WORK TO DO: Search the data for the word "this" and copy every line where it occurs.

STORED ROWS:
▬▬▬▬▬▬

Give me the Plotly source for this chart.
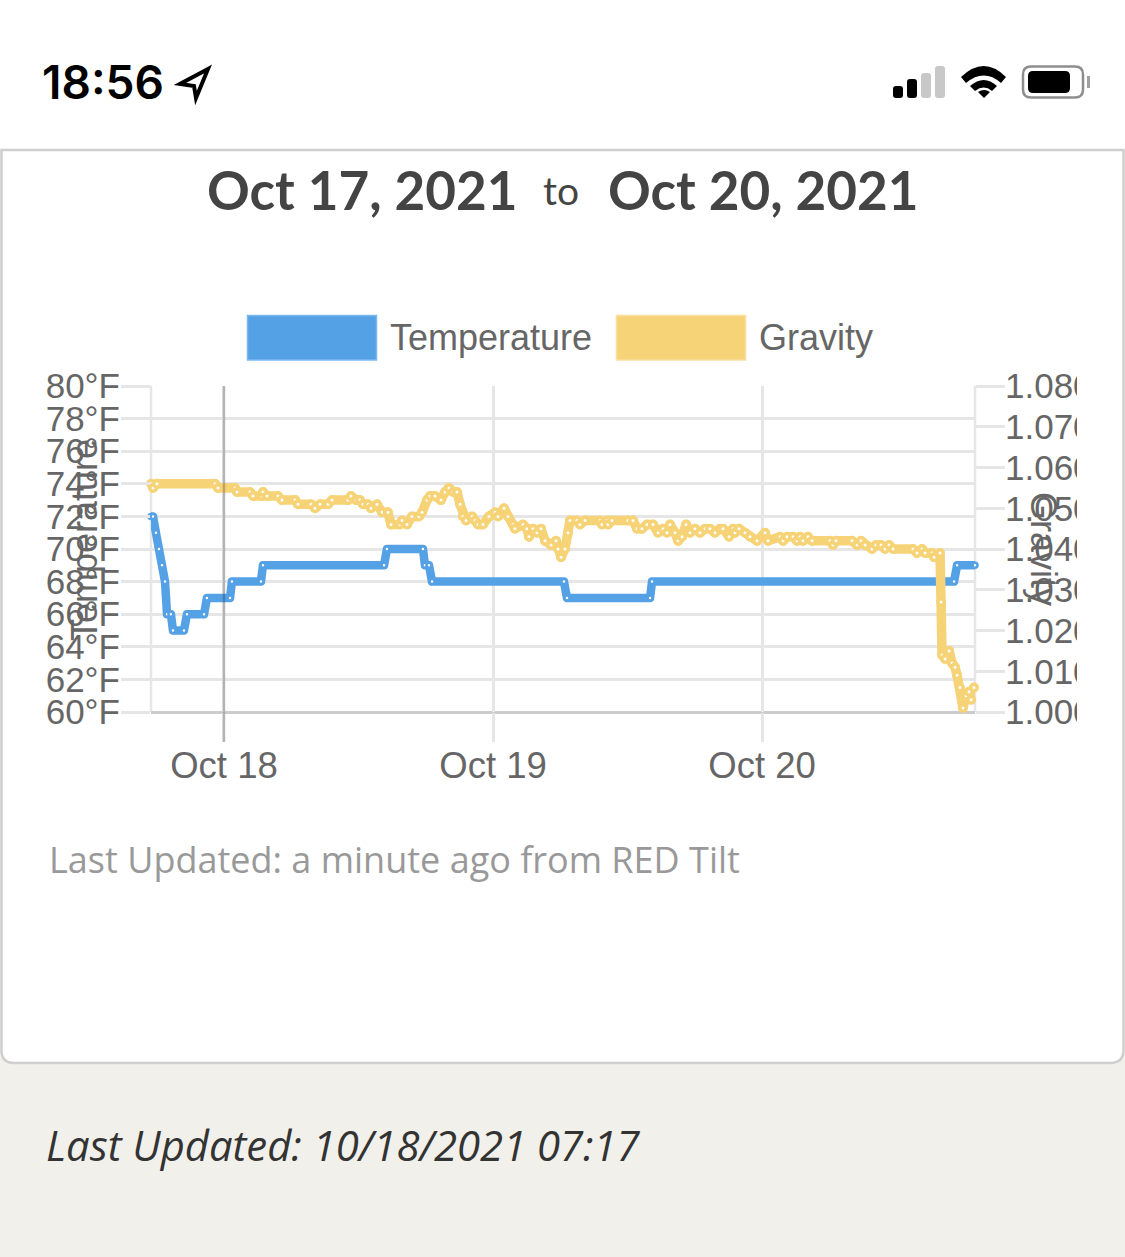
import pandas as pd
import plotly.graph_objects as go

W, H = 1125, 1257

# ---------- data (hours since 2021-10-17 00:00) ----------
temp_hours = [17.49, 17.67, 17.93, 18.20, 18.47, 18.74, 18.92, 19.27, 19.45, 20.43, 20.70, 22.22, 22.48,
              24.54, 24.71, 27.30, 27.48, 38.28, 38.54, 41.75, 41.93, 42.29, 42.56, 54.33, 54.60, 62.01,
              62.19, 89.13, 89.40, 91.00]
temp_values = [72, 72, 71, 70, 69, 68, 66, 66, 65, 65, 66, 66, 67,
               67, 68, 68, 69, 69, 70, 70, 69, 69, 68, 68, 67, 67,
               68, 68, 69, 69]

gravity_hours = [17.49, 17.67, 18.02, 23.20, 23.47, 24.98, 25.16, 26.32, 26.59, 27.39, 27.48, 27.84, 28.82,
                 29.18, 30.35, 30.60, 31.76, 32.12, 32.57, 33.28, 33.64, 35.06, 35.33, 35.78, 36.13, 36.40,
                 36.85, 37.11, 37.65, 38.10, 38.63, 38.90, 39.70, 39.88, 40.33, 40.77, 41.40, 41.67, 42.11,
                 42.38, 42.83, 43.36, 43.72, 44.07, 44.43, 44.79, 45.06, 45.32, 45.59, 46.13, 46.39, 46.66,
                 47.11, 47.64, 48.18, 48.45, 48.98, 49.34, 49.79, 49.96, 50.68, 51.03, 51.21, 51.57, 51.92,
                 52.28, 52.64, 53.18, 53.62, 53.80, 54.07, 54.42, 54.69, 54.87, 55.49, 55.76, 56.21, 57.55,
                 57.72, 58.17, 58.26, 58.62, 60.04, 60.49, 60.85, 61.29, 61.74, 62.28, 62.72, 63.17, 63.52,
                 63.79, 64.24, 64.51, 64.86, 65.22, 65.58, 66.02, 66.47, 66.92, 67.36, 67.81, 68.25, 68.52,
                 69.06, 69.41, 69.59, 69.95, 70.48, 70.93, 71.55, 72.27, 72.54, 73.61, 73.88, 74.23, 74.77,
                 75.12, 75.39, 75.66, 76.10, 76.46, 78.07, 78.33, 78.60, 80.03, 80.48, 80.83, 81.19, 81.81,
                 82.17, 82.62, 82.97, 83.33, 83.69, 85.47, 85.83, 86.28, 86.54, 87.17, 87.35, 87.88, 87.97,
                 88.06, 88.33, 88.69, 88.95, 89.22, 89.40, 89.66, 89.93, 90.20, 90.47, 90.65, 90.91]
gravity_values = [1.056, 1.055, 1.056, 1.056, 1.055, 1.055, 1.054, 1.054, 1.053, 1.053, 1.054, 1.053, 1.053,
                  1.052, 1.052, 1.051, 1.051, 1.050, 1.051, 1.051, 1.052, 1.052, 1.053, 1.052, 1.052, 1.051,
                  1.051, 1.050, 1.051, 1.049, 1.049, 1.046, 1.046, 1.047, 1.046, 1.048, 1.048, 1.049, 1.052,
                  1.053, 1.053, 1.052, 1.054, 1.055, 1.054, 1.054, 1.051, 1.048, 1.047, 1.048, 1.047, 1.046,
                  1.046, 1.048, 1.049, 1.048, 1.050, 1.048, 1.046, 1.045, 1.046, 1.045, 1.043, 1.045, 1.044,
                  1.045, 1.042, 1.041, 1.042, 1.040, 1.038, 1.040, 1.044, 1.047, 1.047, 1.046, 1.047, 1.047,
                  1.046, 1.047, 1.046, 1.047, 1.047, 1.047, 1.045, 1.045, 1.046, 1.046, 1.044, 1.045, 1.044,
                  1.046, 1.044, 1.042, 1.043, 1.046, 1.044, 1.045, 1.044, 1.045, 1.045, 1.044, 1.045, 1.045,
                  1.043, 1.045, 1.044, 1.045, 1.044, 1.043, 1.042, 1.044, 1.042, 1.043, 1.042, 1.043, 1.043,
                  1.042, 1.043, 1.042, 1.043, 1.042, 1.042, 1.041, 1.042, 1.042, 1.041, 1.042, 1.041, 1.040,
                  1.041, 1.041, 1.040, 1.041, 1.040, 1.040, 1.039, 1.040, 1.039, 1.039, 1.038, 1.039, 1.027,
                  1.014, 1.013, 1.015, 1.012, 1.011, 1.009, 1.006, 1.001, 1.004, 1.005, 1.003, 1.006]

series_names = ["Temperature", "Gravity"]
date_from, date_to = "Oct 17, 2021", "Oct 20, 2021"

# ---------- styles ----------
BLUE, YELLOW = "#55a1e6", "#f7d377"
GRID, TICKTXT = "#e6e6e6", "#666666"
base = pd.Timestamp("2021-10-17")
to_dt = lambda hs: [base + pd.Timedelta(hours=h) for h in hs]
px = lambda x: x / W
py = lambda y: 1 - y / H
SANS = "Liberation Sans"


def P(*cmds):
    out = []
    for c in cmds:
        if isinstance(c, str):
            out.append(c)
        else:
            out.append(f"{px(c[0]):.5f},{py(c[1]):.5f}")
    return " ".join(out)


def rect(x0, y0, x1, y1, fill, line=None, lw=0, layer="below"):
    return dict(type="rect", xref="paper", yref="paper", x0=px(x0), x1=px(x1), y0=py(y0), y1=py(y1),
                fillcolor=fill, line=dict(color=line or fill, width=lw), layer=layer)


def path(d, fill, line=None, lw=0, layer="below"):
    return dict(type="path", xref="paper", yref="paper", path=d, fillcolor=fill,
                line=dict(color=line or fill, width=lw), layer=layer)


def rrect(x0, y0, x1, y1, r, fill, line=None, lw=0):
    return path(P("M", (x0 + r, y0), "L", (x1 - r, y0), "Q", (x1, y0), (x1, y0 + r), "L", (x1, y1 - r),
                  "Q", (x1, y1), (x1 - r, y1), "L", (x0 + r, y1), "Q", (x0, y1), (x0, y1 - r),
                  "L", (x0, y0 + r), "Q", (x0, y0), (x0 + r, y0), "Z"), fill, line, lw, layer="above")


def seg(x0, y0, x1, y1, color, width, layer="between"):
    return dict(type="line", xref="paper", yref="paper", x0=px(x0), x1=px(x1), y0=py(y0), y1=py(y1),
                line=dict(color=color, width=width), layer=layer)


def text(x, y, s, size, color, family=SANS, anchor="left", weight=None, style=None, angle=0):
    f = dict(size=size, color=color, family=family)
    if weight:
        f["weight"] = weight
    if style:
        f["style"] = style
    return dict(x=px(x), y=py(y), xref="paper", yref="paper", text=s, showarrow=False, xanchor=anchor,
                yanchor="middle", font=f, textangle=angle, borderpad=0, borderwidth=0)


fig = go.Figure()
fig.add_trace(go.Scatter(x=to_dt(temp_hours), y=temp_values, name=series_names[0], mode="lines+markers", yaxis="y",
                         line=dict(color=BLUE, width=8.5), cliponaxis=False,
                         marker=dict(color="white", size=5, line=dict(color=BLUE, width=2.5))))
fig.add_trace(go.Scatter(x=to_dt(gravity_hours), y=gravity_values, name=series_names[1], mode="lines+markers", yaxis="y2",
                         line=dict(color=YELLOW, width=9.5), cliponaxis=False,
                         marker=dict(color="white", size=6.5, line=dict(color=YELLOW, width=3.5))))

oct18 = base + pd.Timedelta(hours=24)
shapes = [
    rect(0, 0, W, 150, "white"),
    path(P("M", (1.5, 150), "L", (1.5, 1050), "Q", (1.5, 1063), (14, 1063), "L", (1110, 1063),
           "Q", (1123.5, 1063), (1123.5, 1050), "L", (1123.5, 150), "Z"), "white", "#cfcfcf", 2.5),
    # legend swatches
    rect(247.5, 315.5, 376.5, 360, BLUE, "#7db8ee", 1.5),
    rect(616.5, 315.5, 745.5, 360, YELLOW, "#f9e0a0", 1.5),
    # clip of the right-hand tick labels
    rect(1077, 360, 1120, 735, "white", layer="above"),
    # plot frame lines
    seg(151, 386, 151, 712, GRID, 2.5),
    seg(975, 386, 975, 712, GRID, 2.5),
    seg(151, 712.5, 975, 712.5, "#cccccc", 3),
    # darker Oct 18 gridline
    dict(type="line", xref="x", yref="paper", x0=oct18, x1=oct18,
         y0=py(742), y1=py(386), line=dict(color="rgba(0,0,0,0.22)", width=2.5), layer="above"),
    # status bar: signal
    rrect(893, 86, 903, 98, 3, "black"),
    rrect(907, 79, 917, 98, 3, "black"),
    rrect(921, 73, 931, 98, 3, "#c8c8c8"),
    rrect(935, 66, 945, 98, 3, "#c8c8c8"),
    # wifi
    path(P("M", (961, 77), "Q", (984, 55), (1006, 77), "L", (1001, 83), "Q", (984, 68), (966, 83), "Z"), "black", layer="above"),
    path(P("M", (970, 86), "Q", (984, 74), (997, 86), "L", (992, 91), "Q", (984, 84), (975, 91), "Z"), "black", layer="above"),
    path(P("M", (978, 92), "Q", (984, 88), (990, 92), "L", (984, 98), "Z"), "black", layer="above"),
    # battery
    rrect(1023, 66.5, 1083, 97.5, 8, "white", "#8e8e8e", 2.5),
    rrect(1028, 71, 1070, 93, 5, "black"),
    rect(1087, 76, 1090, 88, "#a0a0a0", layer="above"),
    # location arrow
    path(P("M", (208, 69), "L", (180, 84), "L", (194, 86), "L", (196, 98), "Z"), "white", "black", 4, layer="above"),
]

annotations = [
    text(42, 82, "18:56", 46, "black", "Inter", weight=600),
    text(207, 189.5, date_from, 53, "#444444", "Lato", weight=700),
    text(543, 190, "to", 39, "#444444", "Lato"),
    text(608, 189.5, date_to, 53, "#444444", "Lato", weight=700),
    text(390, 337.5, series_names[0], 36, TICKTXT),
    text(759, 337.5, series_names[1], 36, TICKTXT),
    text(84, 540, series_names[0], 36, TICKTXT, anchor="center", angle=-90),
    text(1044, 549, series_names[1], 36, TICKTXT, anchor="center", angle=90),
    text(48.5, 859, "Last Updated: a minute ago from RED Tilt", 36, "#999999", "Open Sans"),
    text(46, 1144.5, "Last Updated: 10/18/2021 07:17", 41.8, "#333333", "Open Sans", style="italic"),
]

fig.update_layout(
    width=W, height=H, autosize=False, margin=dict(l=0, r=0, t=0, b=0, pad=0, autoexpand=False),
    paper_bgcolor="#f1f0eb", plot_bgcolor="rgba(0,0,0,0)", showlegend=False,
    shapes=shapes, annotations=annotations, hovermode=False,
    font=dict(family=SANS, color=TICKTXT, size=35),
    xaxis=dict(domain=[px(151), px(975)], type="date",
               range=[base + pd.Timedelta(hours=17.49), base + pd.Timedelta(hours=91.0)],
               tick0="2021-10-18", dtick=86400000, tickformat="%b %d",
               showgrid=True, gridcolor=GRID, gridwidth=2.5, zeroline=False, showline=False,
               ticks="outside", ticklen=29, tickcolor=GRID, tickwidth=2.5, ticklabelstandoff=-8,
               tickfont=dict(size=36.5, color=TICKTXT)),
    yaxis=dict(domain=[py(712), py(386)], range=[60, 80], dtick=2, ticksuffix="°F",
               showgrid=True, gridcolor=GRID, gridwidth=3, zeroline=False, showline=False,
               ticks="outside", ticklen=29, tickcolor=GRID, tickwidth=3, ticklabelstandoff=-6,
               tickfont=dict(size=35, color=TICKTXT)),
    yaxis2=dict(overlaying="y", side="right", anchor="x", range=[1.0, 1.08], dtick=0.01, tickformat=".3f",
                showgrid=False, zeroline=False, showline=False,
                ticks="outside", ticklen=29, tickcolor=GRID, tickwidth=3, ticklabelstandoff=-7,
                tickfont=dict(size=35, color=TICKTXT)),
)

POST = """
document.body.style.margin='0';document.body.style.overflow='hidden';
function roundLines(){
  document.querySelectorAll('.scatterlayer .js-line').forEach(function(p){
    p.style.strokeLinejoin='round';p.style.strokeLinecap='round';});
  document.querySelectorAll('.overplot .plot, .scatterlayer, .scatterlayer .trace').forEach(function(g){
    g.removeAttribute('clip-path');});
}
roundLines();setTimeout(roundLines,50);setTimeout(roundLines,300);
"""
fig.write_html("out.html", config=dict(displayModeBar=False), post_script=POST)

▬▬▬▬▬▬

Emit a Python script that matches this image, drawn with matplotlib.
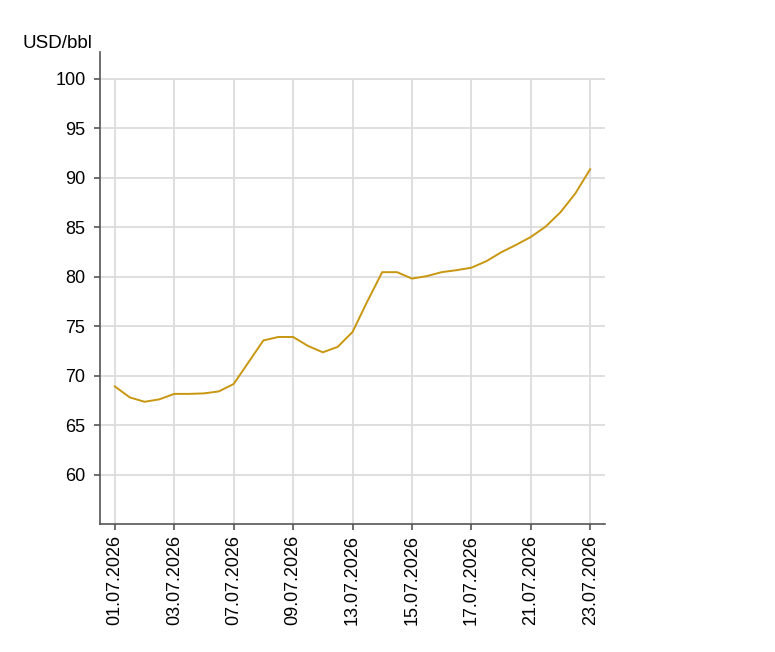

▬▬▬▬▬▬

THE RESPONSE:
Give me the Plotly source for this chart.
Emit a Python script that matches this image, drawn with matplotlib.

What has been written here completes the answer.